Who is St. Bartholomew?

Very little is know about Bartholomew.  We do know he was one of the 12 apostles and traveled around with Jesus during his ministry. He is not mentioned by name often in the bible but he is included in the listing of the apostels (Mark 3:18, Matt. 10:3, Luke 6:14, and Acts 1:13)

He is also referred to as Nathanial. Bartholomew is the family name, meanin "son of (Hebrew: bar) Tolmai (or Talmai). We also see him closely associated with St. Philip.

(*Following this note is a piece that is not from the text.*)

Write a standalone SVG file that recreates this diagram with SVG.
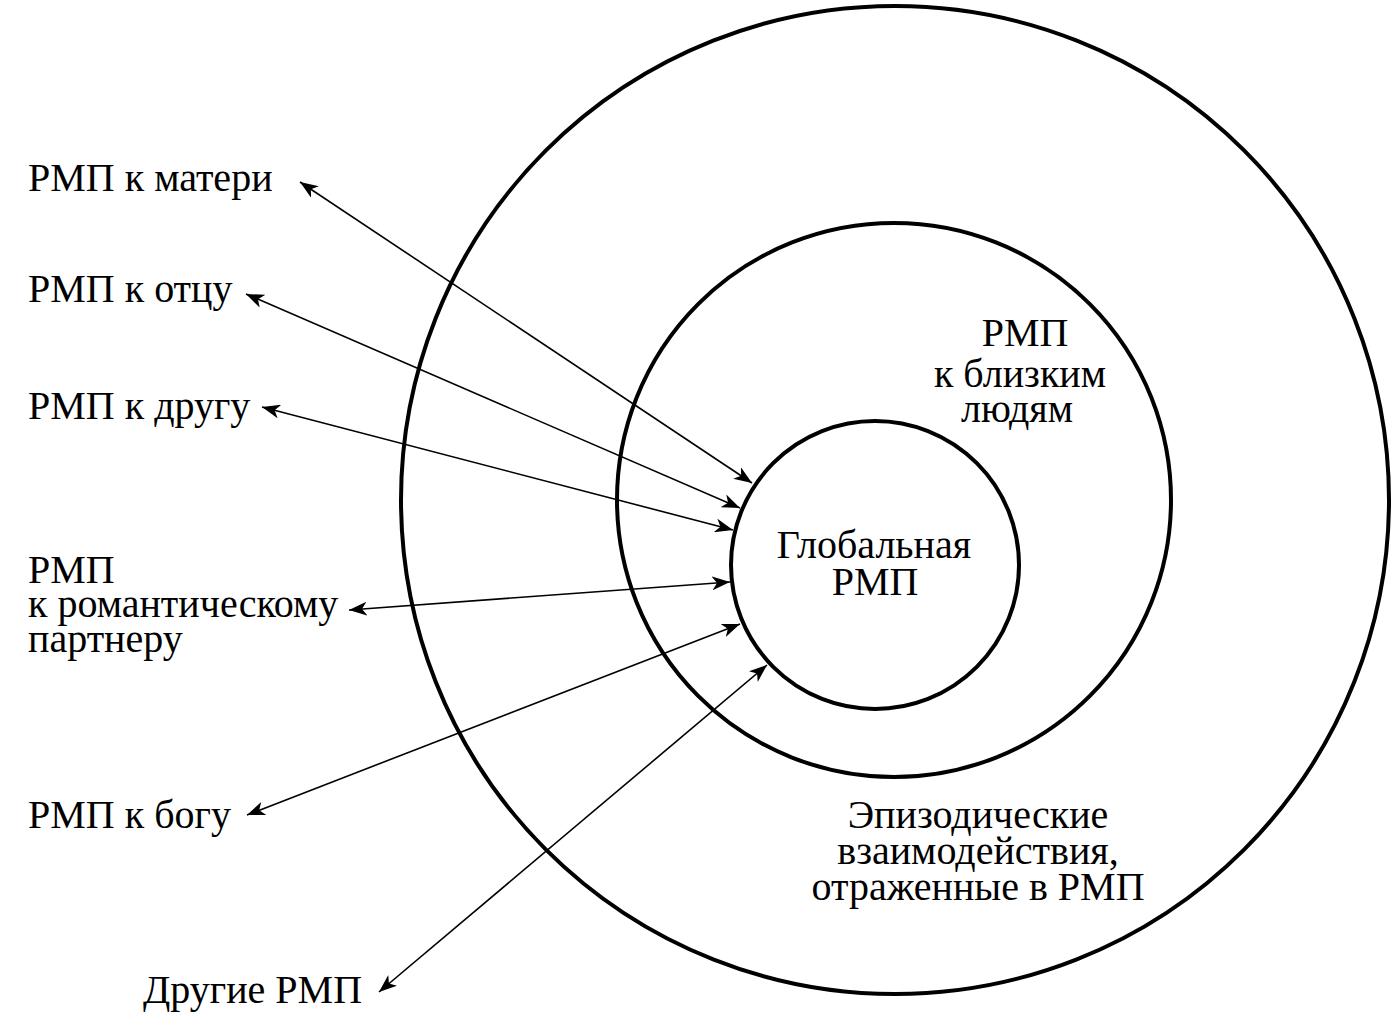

We do have the opportunity to learn about Bartholomew being called to be a disciple in John 1:43-51.  "The next day Jesus decided to go to Galilee. He found Philip and said to him, “Follow me.” Now Philip was from Bethsaida, the city of Andrew and Peter. Philip found Nathanael and said to him, “We have found him of whom Moses in the Law and also the prophets wrote, Jesus of Nazareth, the son of Joseph.” Nathanael said to him, “Can anything good come out of Nazareth?” Philip said to him, “Come and see.” Jesus saw Nathanael coming toward him and said of him, “Behold, an Israelite indeed, in whom there is no deceit!” Nathanael said to him, “How do you know me?” Jesus answered him, “Before Philip called you, when you were under the fig tree, I saw you.” Nathanael answered him, “Rabbi, you are the Son of God! You are the King of Israel!” Jesus answered him, “Because I said to you, ‘I saw you under the fig tree,’ do you believe? You will see greater things than these.”  And he said to him, “Truly, truly, I say to you, you will see heaven opened, and the angels of God ascending and descending on the Son of Man.”"  (ESV)

Even though we have no other Biblical writing about Bartholomew we do know that he did see "greater things than these". He saw Christ's miricles, heard his teachings, saw our Lord crucified on a cross, and was there in the locked room when Jesus showed his risen self to his disciples.  The things he saw were what he then took with him on his missionary journies. Church history holds that he traveled to Ethiopia, Mesopotamia, Parthia (in modern Iran), Lycaonia (in modern Turkey), and Armenia. It was there in Armenia that his martyrdom occured, the Armenian king, Astyages, had him flayed alive and then beheaded.   

August 24, is oftened set aside as his feast day in the church and because of how he died, he is often protrayed in artwork holding his own flayed skin.